An amplifier, electronic amplifier or (informally) amp is an electronic device that can increase the magnitude of a signal (a time-varying voltage or current). A power amplifier is similarly used to deliver output power (AF or RF), controlled by an input signal. It is a two-port electronic circuit that uses electric power from a power supply to increase the amplitude (magnitude of the voltage or current) of a signal applied to its input terminals, producing a proportionally greater amplitude signal at its output. The amount of amplification provided by an amplifier is measured by its gain: the ratio of output voltage, current, or power to input. An amplifier is a circuit that has a power gain greater than one.

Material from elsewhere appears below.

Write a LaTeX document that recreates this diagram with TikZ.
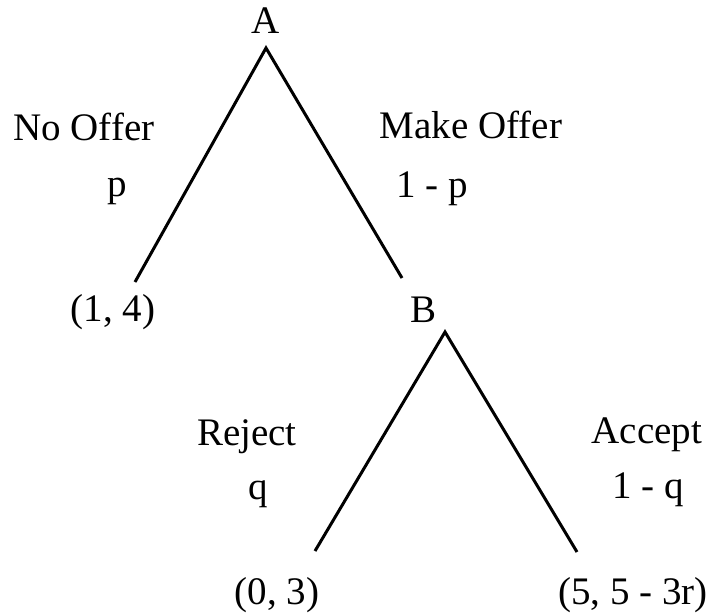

An amplifier can either be a separate piece of equipment or an electrical circuit contained within another device. Amplification is fundamental to modern electronics, and amplifiers are widely used in almost all electronic equipment. Amplifiers can be categorized in different ways. One is by the frequency of the electronic signal being amplified. For example, audio amplifiers amplify signals in the audio (sound) range of less than 20 kHz, RF amplifiers amplify frequencies in the radio frequency range between 20 kHz and 300 GHz, and servo amplifiers and instrumentation amplifiers may work with very low frequencies down to direct current. Amplifiers can also be categorized by their physical placement in the signal chain; a preamplifier may precede other signal processing stages, for example. The first practical electrical device which could amplify was the triode vacuum tube, invented in 1906 by Lee De Forest, which led to the first amplifiers around 1912. Today most amplifiers use transistors.

Amplification means increasing the amplitude (voltage or current) of a time-varying signal by a given factor, as shown here. The graph shows the input v_i(t) (blue) and output voltage v_o(t) (red) of an ideal linear amplifier with an arbitrary signal applied as input. In this example the amplifier has a voltage gain of 3; that is at any instant v_o(t) = 3v_i(t).